I’m among the publishing veterans who admired and benefited from the creativity and courage of Clay Felker, who died this week at the age of 82.
This celebrated and deeply influential editor made a big difference at the start of my own career when he assigned his young star reporter Tom Wolfe to write what turned out to be a landmark profile of Claude Brown, the unknown author of the about-to-be published Manchild in the Promised Land.
In 1965, Claude was a 28 year-old former gang leader who’d been sent to reform school, where he wrote Manchild. I was his 26 year-old editor at Macmillan.
After working on the book nonstop for six months, I took a deep breath and sent an advance copy to Norman Mailer. He passed it along to his friend and editor Clay Felker.
Clay quickly assigned Wolfe to do one of his on-the-spot action pieces for New York Magazine, then still the Sunday Supplement of the old New York Herald Tribune.
So Tom Wolfe, in his signature white dandy suit, Claude and I took the subway to Harlem, cut through some dark alleys together with a photographer and growing bunch of neighborhood kids, and climbed through the crumbling back yards of Claude’s old neighborhood. Claude showed Tom the places he sold drugs and where he was gunned down: first-time-ever material in those days.
Felker created trends and celebrities overnight
Claude and Tom got along splendidly from the start and Wolfe went home to write a terrific article that caused a sensation and launched Manchild as a huge phenomenon: front page reviews, New York Times best seller, a career-making book for Claude. Manchild still sells 20,000 copies a year, now 43 years later.

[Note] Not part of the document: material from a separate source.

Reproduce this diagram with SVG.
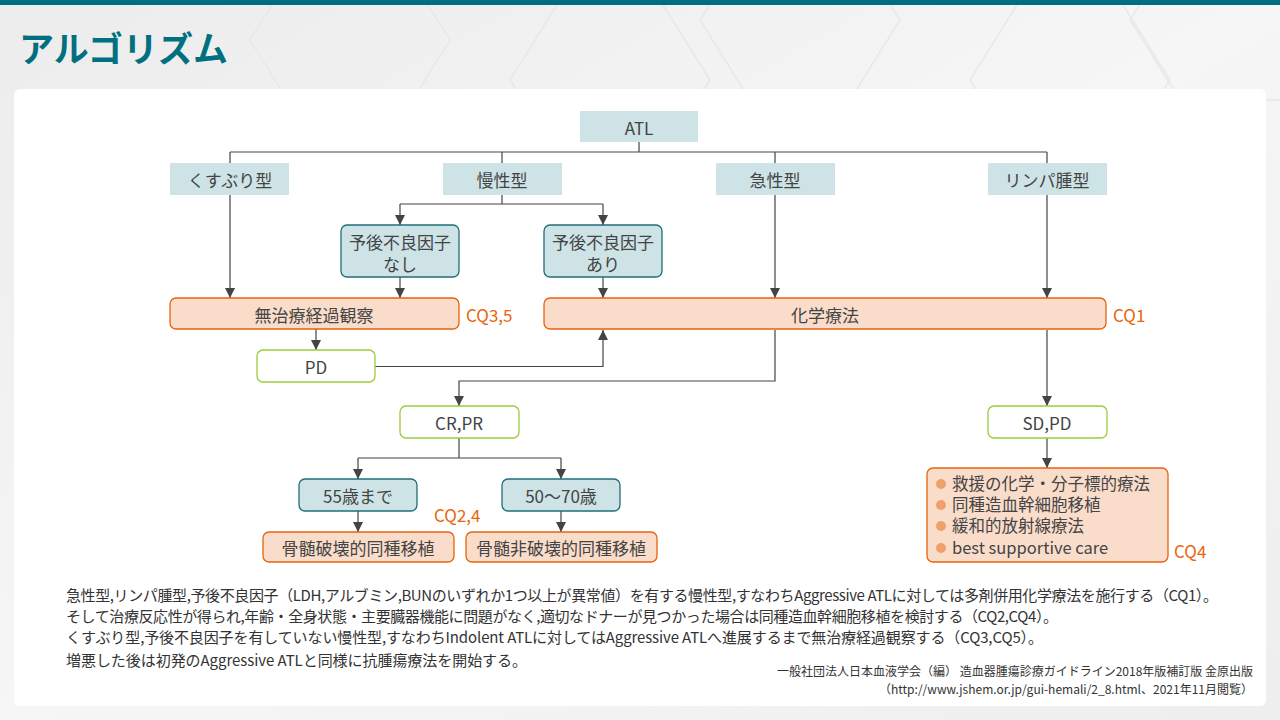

Felker had rare prescience. He was able to sniff out and promulgate the most interesting personalities, the political and cultural start-ups, creating trends and celebrities overnight. He recognized the importance and value of what he saw rapidly changing around him in the early sixties, but was also deeply cynical, skeptical, and eager to skewer and overthrow all facile ideology, old or new.
Can you introduce me to Clay Felker?
When I went to work for Rolling Stone in 1969, one of the first things its young editor Jann Wenner wanted to know was, “Can you introduce me to Clay Felker?”

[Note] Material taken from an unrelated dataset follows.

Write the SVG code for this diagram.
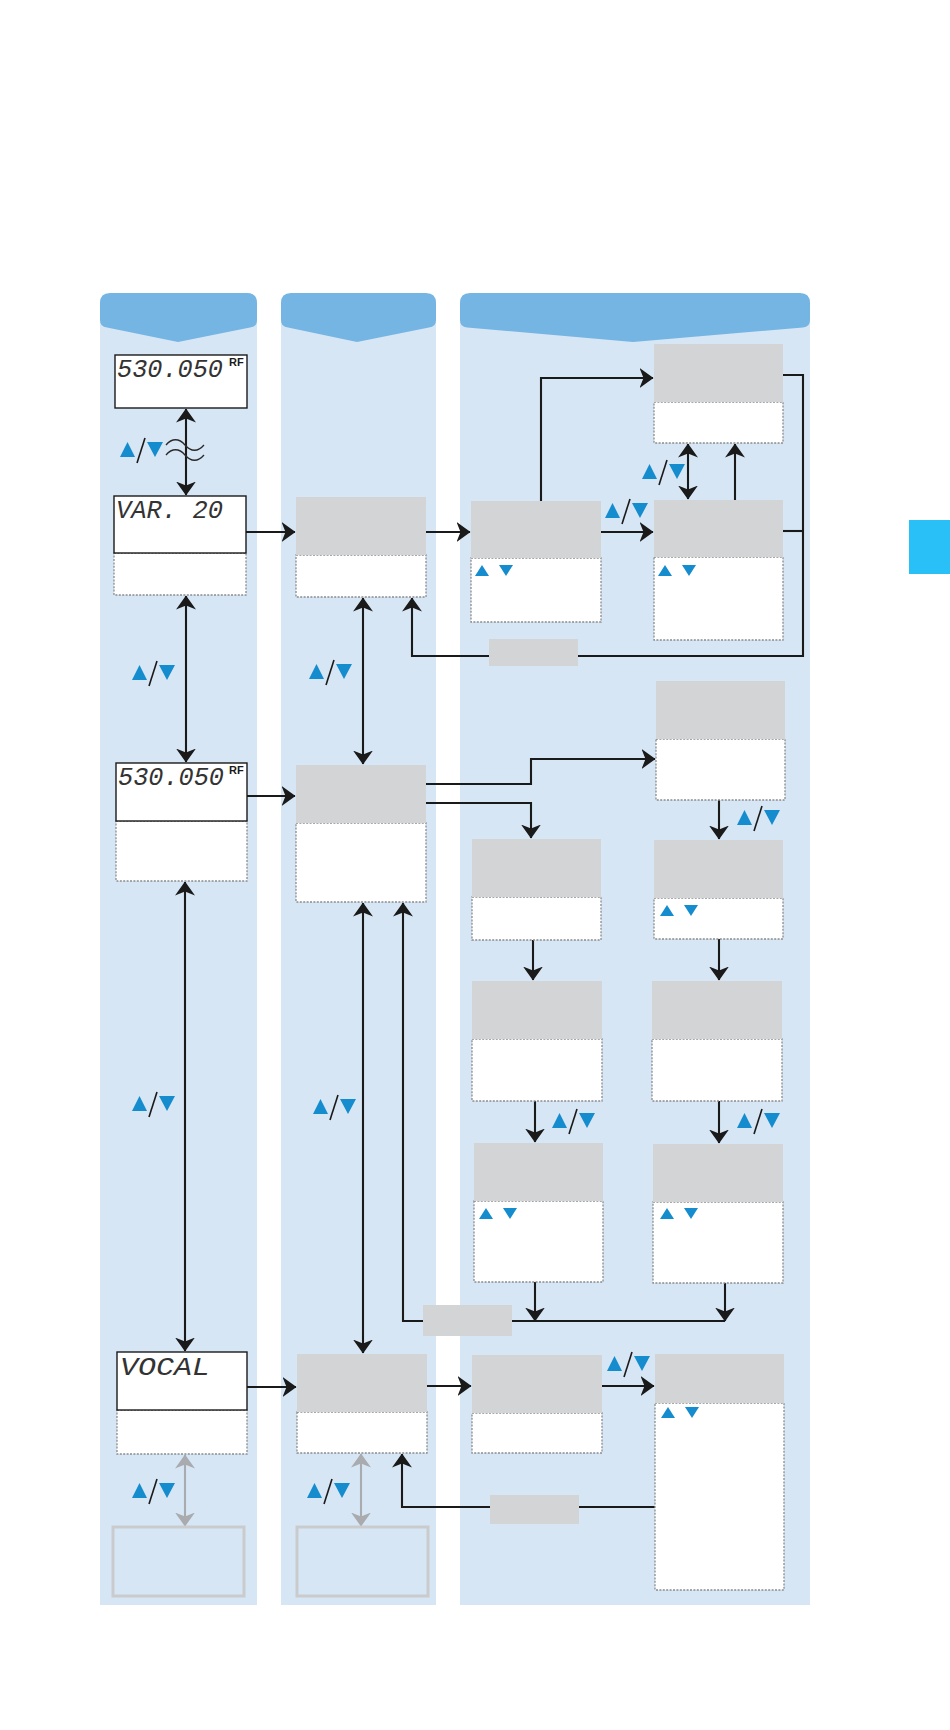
<svg xmlns="http://www.w3.org/2000/svg" width="950" height="1730" viewBox="0 0 950 1730">
<style>
.band{fill:#d7e6f4}
.hdr{fill:#74b5e4}
.grey{fill:#d3d4d6}
.dot{fill:#fff;stroke:#8a8c8e;stroke-width:1.3;stroke-dasharray:2 1.4}
.lcd{fill:#fff;stroke:#1a1a1a;stroke-width:1.4}
.fade{fill:none;stroke:#c9cbcd;stroke-width:3}
.ln{fill:none;stroke:#1a1a1a;stroke-width:2.1}
.gl{fill:none;stroke:#a9abae;stroke-width:2.1}
.tri{fill:#148ccd}
.lt{font-family:"Liberation Mono",monospace;font-style:italic;font-size:25px;fill:#333}
.rf{font-family:"Liberation Sans",Arial,sans-serif;font-weight:bold;font-size:11px;fill:#1a1a1a}
</style>
<defs>
<marker id="ah" viewBox="0 0 14 20" markerWidth="14" markerHeight="20" refX="13.5" refY="10" orient="auto-start-reverse" markerUnits="userSpaceOnUse">
<path d="M0,0 L14,10 L0,20 L4,10 z" fill="#1a1a1a"/>
</marker>
<marker id="gh" viewBox="0 0 14 20" markerWidth="14" markerHeight="20" refX="13.5" refY="10" orient="auto-start-reverse" markerUnits="userSpaceOnUse">
<path d="M0,0 L14,10 L0,20 L4,10 z" fill="#a9abae"/>
</marker>
<g id="ud">
<polygon class="tri" points="0,15 7.5,0 15,15"/>
<line x1="17" y1="21" x2="25" y2="-4" stroke="#1a1a1a" stroke-width="1.6"/>
<polygon class="tri" points="27,0 43,0 35,15"/>
</g>
<g id="pr">
<polygon class="tri" points="0,11 7,0 14,11"/>
<polygon class="tri" points="24,0 38,0 31,11"/>
</g>
</defs>

<g id="bands">
<rect class="band" x="100" y="300" width="157" height="1305"/>
<rect class="band" x="281" y="300" width="155" height="1305"/>
<rect class="band" x="460" y="300" width="350" height="1305"/>
<path class="hdr" d="M110,293 H247 Q257,293 257,303 V320 Q257,327 250,327.5 L178,342 L107,327.5 Q100,327 100,320 V303 Q100,293 110,293 Z"/>
<path class="hdr" d="M291,293 H426 Q436,293 436,303 V320 Q436,327 429,327.5 L357,342 L288,327.5 Q281,327 281,320 V303 Q281,293 291,293 Z"/>
<path class="hdr" d="M470,293 H800 Q810,293 810,303 V320 Q810,327 803,327.5 L633,342 L467,327.5 Q460,327 460,320 V303 Q460,293 470,293 Z"/>
<rect x="909" y="520" width="41" height="54" fill="#29c0f7"/>
</g>

<g id="connectors">
<line class="ln" x1="186" y1="409" x2="186" y2="495" marker-start="url(#ah)" marker-end="url(#ah)"/>
<path d="M166,445 C172,438 179,438 185,445 S198,452 204,445" fill="none" stroke="#2a2a2a" stroke-width="1.3"/>
<path d="M166,455 C172,448 179,448 185,455 S198,462 204,455" fill="none" stroke="#2a2a2a" stroke-width="1.3"/>
<line class="ln" x1="246" y1="532" x2="295" y2="532" marker-end="url(#ah)"/>
<line class="ln" x1="426" y1="532" x2="470" y2="532" marker-end="url(#ah)"/>
<line class="ln" x1="601" y1="532" x2="653" y2="532" marker-end="url(#ah)"/>
<path class="ln" d="M541,501 V378 H653" marker-end="url(#ah)"/>
<line class="ln" x1="688" y1="444" x2="688" y2="499" marker-start="url(#ah)" marker-end="url(#ah)"/>
<line class="ln" x1="735" y1="500" x2="735" y2="444" marker-end="url(#ah)"/>
<path class="ln" d="M783,375 H803 V656 H412 V598" marker-end="url(#ah)"/>
<line class="ln" x1="783" y1="531" x2="803" y2="531"/>
<line class="ln" x1="186" y1="596" x2="186" y2="762" marker-start="url(#ah)" marker-end="url(#ah)"/>
<line class="ln" x1="363" y1="598" x2="363" y2="764" marker-start="url(#ah)" marker-end="url(#ah)"/>
<line class="ln" x1="247" y1="796" x2="295" y2="796" marker-end="url(#ah)"/>
<path class="ln" d="M426,784 H531 V759 H655" marker-end="url(#ah)"/>
<path class="ln" d="M426,803 H531 V838" marker-end="url(#ah)"/>
<line class="ln" x1="719" y1="800" x2="719" y2="839" marker-end="url(#ah)"/>
<line class="ln" x1="533" y1="940" x2="533" y2="980" marker-end="url(#ah)"/>
<line class="ln" x1="719" y1="939" x2="719" y2="980" marker-end="url(#ah)"/>
<line class="ln" x1="535" y1="1101" x2="535" y2="1142" marker-end="url(#ah)"/>
<line class="ln" x1="719" y1="1101" x2="719" y2="1143" marker-end="url(#ah)"/>
<line class="ln" x1="535" y1="1282" x2="535" y2="1321" marker-end="url(#ah)"/>
<line class="ln" x1="725" y1="1283" x2="725" y2="1321" marker-end="url(#ah)"/>
<path class="ln" d="M725,1321 H403 V903" marker-end="url(#ah)"/>
<line class="ln" x1="185" y1="882" x2="185" y2="1351" marker-start="url(#ah)" marker-end="url(#ah)"/>
<line class="ln" x1="363" y1="903" x2="363" y2="1353" marker-start="url(#ah)" marker-end="url(#ah)"/>
<line class="ln" x1="247" y1="1387" x2="296" y2="1387" marker-end="url(#ah)"/>
<line class="ln" x1="427" y1="1386" x2="471" y2="1386" marker-end="url(#ah)"/>
<line class="ln" x1="602" y1="1386" x2="654" y2="1386" marker-end="url(#ah)"/>
<path class="ln" d="M655,1507 H402 V1454" marker-end="url(#ah)"/>
<line class="gl" x1="185" y1="1455" x2="185" y2="1526" marker-start="url(#gh)" marker-end="url(#gh)"/>
<line class="gl" x1="361" y1="1454" x2="361" y2="1526" marker-start="url(#gh)" marker-end="url(#gh)"/>
</g>

<g id="keys">
<use href="#ud" x="120" y="442"/>
<use href="#ud" x="132" y="665"/>
<use href="#ud" x="309" y="664"/>
<use href="#ud" x="132" y="1096"/>
<use href="#ud" x="313" y="1099"/>
<use href="#ud" x="132" y="1483"/>
<use href="#ud" x="307" y="1483"/>
<use href="#ud" x="605" y="503"/>
<use href="#ud" x="642" y="464"/>
<use href="#ud" x="737" y="810"/>
<use href="#ud" x="552" y="1113"/>
<use href="#ud" x="737" y="1113"/>
<use href="#ud" x="607" y="1356"/>
</g>

<g id="n-lcd1">
<rect class="lcd" x="115" y="355" width="132" height="53"/>
<text class="lt" x="117" y="377" textLength="106" lengthAdjust="spacingAndGlyphs">530.050</text>
<text class="rf" x="229" y="366">RF</text>
</g>
<g id="n-lcd2">
<rect class="dot" x="114" y="553" width="132" height="42"/>
<rect class="lcd" x="114" y="496" width="132" height="57"/>
<text class="lt" x="116" y="518" textLength="107" lengthAdjust="spacingAndGlyphs">VAR. 20</text>
</g>
<g id="n-lcd3">
<rect class="dot" x="116" y="821" width="131" height="60"/>
<rect class="lcd" x="116" y="763" width="131" height="58"/>
<text class="lt" x="118" y="785" textLength="106" lengthAdjust="spacingAndGlyphs">530.050</text>
<text class="rf" x="229" y="774">RF</text>
</g>
<g id="n-lcd4">
<rect class="dot" x="117" y="1410" width="130" height="44"/>
<rect class="lcd" x="117" y="1352" width="130" height="58"/>
<text class="lt" x="120" y="1375" textLength="90" lengthAdjust="spacingAndGlyphs">VOCAL</text>
</g>
<g id="n-fade1"><rect class="fade" x="113" y="1527" width="131" height="69"/></g>
<g id="n-fade2"><rect class="fade" x="297" y="1527" width="131" height="69"/></g>

<g id="n-A"><rect class="dot" x="296" y="555" width="130" height="42"/><rect class="grey" x="296" y="497" width="130" height="58"/></g>
<g id="n-B"><rect class="dot" x="296" y="823" width="130" height="79"/><rect class="grey" x="296" y="765" width="130" height="58"/></g>
<g id="n-M"><rect class="dot" x="297" y="1412" width="130" height="41"/><rect class="grey" x="297" y="1354" width="130" height="58"/></g>

<g id="n-C"><rect class="dot" x="471" y="558" width="130" height="64"/><rect class="grey" x="471" y="501" width="130" height="57"/><use href="#pr" x="475" y="565"/></g>
<g id="n-D"><rect class="dot" x="654" y="557" width="129" height="83"/><rect class="grey" x="654" y="500" width="129" height="57"/><use href="#pr" x="658" y="565"/></g>
<g id="n-E"><rect class="dot" x="654" y="402" width="129" height="41"/><rect class="grey" x="654" y="344" width="129" height="58"/></g>
<g id="n-F"><rect class="dot" x="656" y="739" width="129" height="61"/><rect class="grey" x="656" y="681" width="129" height="58"/></g>
<g id="n-G"><rect class="dot" x="472" y="897" width="129" height="43"/><rect class="grey" x="472" y="839" width="129" height="58"/></g>
<g id="n-H"><rect class="dot" x="654" y="898" width="129" height="41"/><rect class="grey" x="654" y="840" width="129" height="58"/><use href="#pr" x="660" y="905"/></g>
<g id="n-I"><rect class="dot" x="472" y="1039" width="130" height="62"/><rect class="grey" x="472" y="981" width="130" height="58"/></g>
<g id="n-J"><rect class="dot" x="652" y="1039" width="130" height="62"/><rect class="grey" x="652" y="981" width="130" height="58"/></g>
<g id="n-K"><rect class="dot" x="474" y="1201" width="129" height="81"/><rect class="grey" x="474" y="1143" width="129" height="58"/><use href="#pr" x="479" y="1208"/></g>
<g id="n-L"><rect class="dot" x="653" y="1202" width="130" height="81"/><rect class="grey" x="653" y="1144" width="130" height="58"/><use href="#pr" x="660" y="1208"/></g>
<g id="n-O"><rect class="dot" x="472" y="1413" width="130" height="40"/><rect class="grey" x="472" y="1355" width="130" height="58"/></g>
<g id="n-N"><rect class="dot" x="655" y="1403" width="129" height="187"/><rect class="grey" x="655" y="1354" width="129" height="49"/><use href="#pr" x="661" y="1407"/></g>

<g id="n-lab1"><rect class="grey" x="489" y="639" width="89" height="27"/></g>
<g id="n-lab2"><rect class="grey" x="423" y="1305" width="89" height="31"/></g>
<g id="n-lab3"><rect class="grey" x="490" y="1495" width="89" height="29"/></g>
</svg>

Clay was the editor he admired and emulated the most. I took him over to Clay’s East Side duplex and Felker was gracious but aloof, treating us like the two eager puppies we were. Tom Wolfe was there, too, so Jann met him also for the first time, and from then on Wolfe became a regular contributor to Rolling Stone.

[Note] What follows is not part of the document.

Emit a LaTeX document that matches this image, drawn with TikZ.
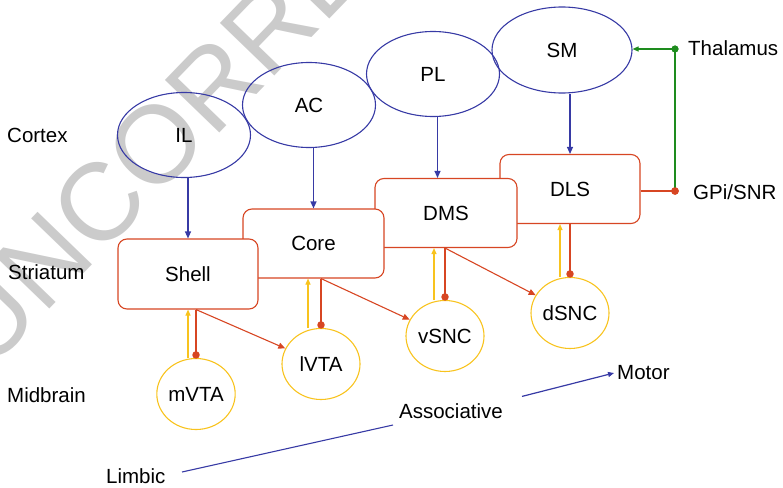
\documentclass[tikz,border=0pt]{standalone}
\usepackage{fontspec}
\setmainfont{Liberation Sans}
\usetikzlibrary{shapes.geometric,arrows.meta,calc}
\definecolor{cblue}{RGB}{55,58,165}
\definecolor{cred}{RGB}{215,70,35}
\definecolor{cyel}{RGB}{248,195,30}
\definecolor{cgreen}{RGB}{30,140,30}
\definecolor{wm}{RGB}{203,203,203}
\begin{document}
\begin{tikzpicture}[x=1pt,y=-1pt,
  font=\fontsize{20.5}{24}\selectfont,
  ctx/.style={ellipse, draw=cblue, line width=1.1pt, minimum width=133pt, minimum height=85pt, inner sep=0pt},
  stri/.style={draw=cred, fill=white, line width=1.1pt, rounded corners=9pt, minimum width=140pt, minimum height=69pt, inner sep=0pt},
  mid/.style={ellipse, draw=cyel, line width=1.1pt, minimum width=78pt, minimum height=71pt, inner sep=0pt},
  barrow/.style={draw=cblue, line width=1.2pt, -{Triangle[length=7pt,width=6pt]}},
  yarrow/.style={draw=cyel, line width=1.1pt, -{Triangle[length=6pt,width=5pt]}},
  rline/.style={draw=cred, line width=1.1pt},
  rarrow/.style={draw=cred, line width=1.1pt, -{Triangle[length=7pt,width=6pt]}},
  rdot/.style={circle, fill=cred, inner sep=0pt, minimum size=7.5pt},
  gdot/.style={circle, fill=cgreen, inner sep=0pt, minimum size=7pt},
  lab/.style={anchor=west, inner sep=0pt}
]
\useasboundingbox (0,0) rectangle (783,487);
\clip (0,0) rectangle (783,487);
% watermark
\node[text=wm, rotate=46, anchor=base west, inner sep=0pt, font=\fontsize{110}{110}\selectfont] (wmark) at (-11.8,372.6) {UNCORRECTED PROOF};

% cortex
\node[ctx] (IL) at (184,135) {IL};
\node[ctx] (AC) at (309,105) {AC};
\node[ctx] (PL) at (433,74) {PL};
\node[ctx, minimum width=140pt, minimum height=86pt] (SM) at (562,50) {SM};

% striatum (drawn back to front)
\node[stri] (DLS) at (570,189) {DLS};
\node[stri, minimum width=142pt] (DMS) at (446,213) {DMS};
\node[stri, minimum width=141pt] (Core) at (313.5,243.5) {Core};
\node[stri, minimum height=70pt] (Shell) at (188,274) {Shell};

% cortex -> striatum
\draw[barrow] (Shell.north |- IL.south) -- (Shell.north);
\draw[barrow] (Core.north |- AC.south) -- (Core.north);
\draw[barrow] ([xshift=-8.5pt]DMS.north |- PL.south) -- ([xshift=-8.5pt]DMS.north);
\draw[barrow] (DLS.north |- SM.south) -- (DLS.north);

% midbrain
\node[mid] (mVTA) at (196,394) {mVTA};
\node[mid] (lVTA) at (321,364) {lVTA};
\node[mid] (vSNC) at (445,336) {vSNC};
\node[mid] (dSNC) at (570,313) {dSNC};

% midbrain -> striatum (yellow)
\draw[yarrow] ([xshift=-8pt]mVTA.north) -- ([xshift=-8pt]mVTA.north |- Shell.south);
\draw[yarrow] ([xshift=-13pt]lVTA.north) -- ([xshift=-13pt]lVTA.north |- Core.south);
\draw[yarrow] ([xshift=-11pt]vSNC.north) -- ([xshift=-11pt]vSNC.north |- DMS.south);
\draw[yarrow] ([xshift=-10pt]dSNC.north) -- ([xshift=-10pt]dSNC.north |- DLS.south);

% striatum -> midbrain (red, dot ends)
\node[rdot] (d1) at ([yshift=3pt]mVTA.north) {};
\node[rdot] (d2) at ([yshift=3pt]lVTA.north) {};
\node[rdot] (d3) at ([yshift=3pt]vSNC.north) {};
\node[rdot] (d4) at ([yshift=3pt]dSNC.north) {};
\draw[rline] (mVTA.north |- Shell.south) -- (d1.center);
\draw[rline] (lVTA.north |- Core.south) -- (d2.center);
\draw[rline] (vSNC.north |- DMS.south) -- (d3.center);
\draw[rline] (dSNC.north |- DLS.south) -- (d4.center);

% striatum -> next midbrain (red arrows)
\draw[rarrow] (mVTA.north |- Shell.south) -- (lVTA);
\draw[rarrow] (lVTA.north |- Core.south) -- (vSNC);
\draw[rarrow] (vSNC.north |- DMS.south) -- (dSNC);

% thalamus / GPi loop
\node[gdot] (thal) at (675,49) {};
\node[rdot] (gpi) at (675,191) {};
\draw[rline] (DLS.east |- gpi) -- (gpi.center);
\draw[draw=cgreen, line width=1.1pt] (gpi.center) -- (thal.center);
\draw[draw=cgreen, line width=1.1pt, -{Triangle[length=6pt,width=5pt]}] (thal.center) -- (SM.east |- thal);
\node[gdot] at (thal) {};
\node[rdot] at (gpi) {};

% labels
\node[lab] (Thalamus) at (688,48) {Thalamus};
\node[lab] (GPi) at (693,192) {GPi/SNR};
\node[lab] (Cortex) at (7,135) {Cortex};
\node[lab] (Striatum) at (8,272) {Striatum};
\node[lab] (Midbrain) at (7,395) {Midbrain};
\node[lab] (Limbic) at (106,476) {Limbic};
\node (Assoc) at (451,411) {Associative};
\node[lab] (Motor) at (617,373) {Motor};

% gradient arrow
\coordinate (la) at (182,472);
\coordinate (lb) at (393,425);
\coordinate (lc) at (522,396.4);
\draw[draw=cblue, line width=1.1pt] (la) -- (lb);
\draw[barrow, -{Triangle[length=6pt,width=5pt]}] (lc) -- ([xshift=-3pt]Motor.west);
\end{tikzpicture}
\end{document}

Courageous and curious, sometimes abrasive
Felker’s obituaries allude to his tough-minded, cocky, sometimes abrasive attitude, and I certainly found that to be true from my brief contacts with him. But he had courage and curiosity, and writers who worked with him were grateful for his support in giving them freedom and inspiration to do their best and bravest work.
Which is what a good editor should do.